After a March 19 arrest, a judge barred Jaiden Grant from contacting the woman and from entering Athens-Clarke County except for court.
ATHENS, Ga. — The strongest immediate public action in the case against Jaiden Danarion Grant came after his arrest, when a judge released him on bond but ordered him to stay away from the woman he is accused of attacking and to stay out of Athens-Clarke County except for court appearances.
Those restrictions followed allegations that Grant, 20, returned to his ex-girlfriend’s apartment on March 18 after she rejected his attempt to restart the relationship, then slapped and choked her badly enough that she feared passing out. He was booked the next day on aggravated assault and battery charges, according to public records and local reporting. The woman was taken to St. Mary’s Hospital, and police later heard what news reports described as incriminating statements during a call Grant made while officers were with her.
The court conditions frame the story as more than a single violent episode. They show how judges often try to manage risk in the days immediately after an arrest, especially when prosecutors say the accused knows where the complaining witness lives and has already returned once after being told to leave. In this case, the woman told police she had broken up with Grant in January. Weeks later, on the night of March 18, he appeared at her home on Macon Highway, said he missed her and loved her, and asked to reconcile. She told him no. By the state’s account, that refusal set off the events that led to the charges and to the strict conditions attached to his release.
The allegation that most clearly shaped the felony count is the choking itself. Court records summarized in coverage say Grant cornered the woman in the kitchen after returning to the apartment, slapped her, dragged her into a bedroom and grabbed her by the throat. She told police he squeezed until she thought she might lose consciousness. She then fought him off, reached pepper spray and forced him out, according to the report. Once he left, she locked herself in a bathroom with a knife and called 911. That sequence matters because it gives prosecutors a detailed timeline of danger, resistance and emergency response, while also explaining why officers encountered the case almost immediately instead of reconstructing it much later.

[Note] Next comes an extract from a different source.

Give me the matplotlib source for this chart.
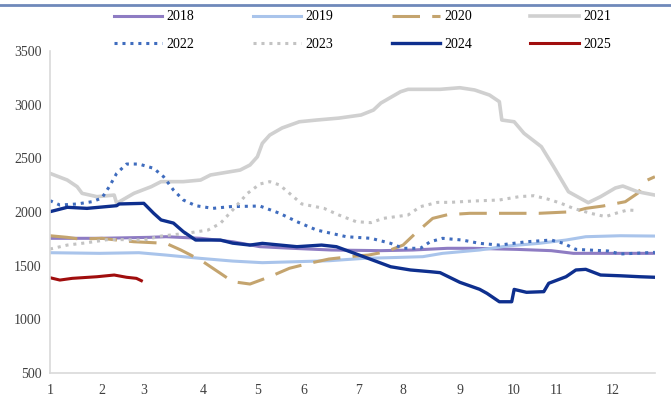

The evidence described publicly is narrow but potent. Officers were already present when Grant called the woman, and they allegedly heard him apologize. “I’m sorry that wasn’t me, it was out of my character,” he said, according to the local report. He also allegedly told her she had been “disrespecting” him and that “it all got out of hand.” If those remarks are introduced later in court, prosecutors could treat them as admissions tied directly to motive and conduct. Public reports do not say whether investigators also recovered photographs, medical records, or other physical evidence from the apartment, so the full evidentiary picture is not yet known outside court filings and police records.

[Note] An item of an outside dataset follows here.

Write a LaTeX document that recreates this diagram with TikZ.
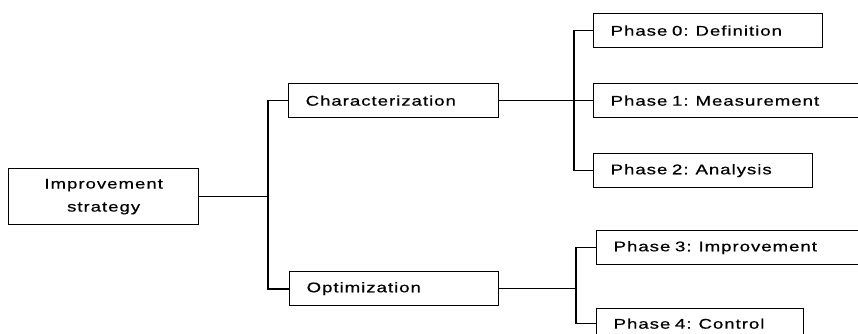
\documentclass[tikz,border=0pt]{standalone}
\usepackage{fontspec}
\setmainfont{Liberation Sans}[FakeStretch=1.33,LetterSpace=7,FakeBold=0.6]
\begin{document}
\begin{tikzpicture}[x=1pt,y=-1pt,box/.style={draw,line width=1.3pt,anchor=north west,minimum height=34pt,inner xsep=17pt,inner ysep=0pt,align=left,font=\fontsize{14}{23}\selectfont},link/.style={line width=1.3pt}]
\clip (0,0) rectangle (858,334);
\node[box,align=center,text width=156pt,minimum height=56pt] (strategy) at (8,168) {Improvement\\strategy};
\node[box,text width=176pt] (char) at (288,83) {Characterization};
\node[box,text width=175pt] (opt) at (289,271) {Optimization};
\node[box,text width=195pt] (p0) at (593,13) {Phase 0: Definition};
\node[box,text width=246pt] (p1) at (593,83) {Phase 1: Measurement};
\node[box,text width=185pt] (p2) at (593,153) {Phase 2: Analysis};
\node[box,text width=246pt] (p3) at (596,230) {Phase 3: Improvement};
\node[box,text width=173pt,minimum height=30pt] (p4) at (596,308) {Phase 4: Control};
\coordinate (splitA) at (268,0);
\coordinate (splitB) at (574,0);
\coordinate (splitC) at (576,0);
\draw[link] (strategy.east) -- (strategy.east -| splitA);
\draw[link,line width=1.7pt] (char.west) -- (char.west -| splitA) |- (opt.west);
\draw[link] (char.east) -- (p1.west);
\draw[link] (p0.west) -- (p0.west -| splitB) |- (p2.west);
\draw[link] (opt.east) -- (opt.east -| splitC);
\draw[link] (p3.west) -- (p3.west -| splitC) |- (p4.west);
\end{tikzpicture}
\end{document}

The arrest itself extended across county lines. Although the alleged attack happened in the Athens area, Grant was later arrested by deputies in Madison County and transported back to Athens, according to the reports. Public booking information lists March 19, 2026, as the booking date and identifies two charges: aggravated assault and battery. He was released two days later after posting bonds totaling $5,000, Classic City News reported. That amount was not paired in public stories with a formal explanation from the court, but the added no-contact provision and county restriction suggest the judge used release conditions, not continued detention, as the main tool to address the allegations while the case moves forward.
What happens next is less clear than what already happened. Public reports available at the time of publication did not identify a next hearing date, and no plea information was included. The case therefore sits in a common early stage: the facts alleged by police are detailed, the release terms are known, but the broader court timetable is still out of view. Until prosecutors file additional papers or the case appears on a public calendar, the most concrete facts remain the relationship history, the March 18 apartment encounter, the March 19 booking, the hospital treatment and the release order that now governs Grant’s movements and contact with the woman.
For now, the case stands as an early-stage felony prosecution defined as much by the bond restrictions as by the accusation itself. The next visible step will be the first publicly listed hearing or filing that shows how the county intends to move the case forward.
Author note: Last updated April 15, 2026.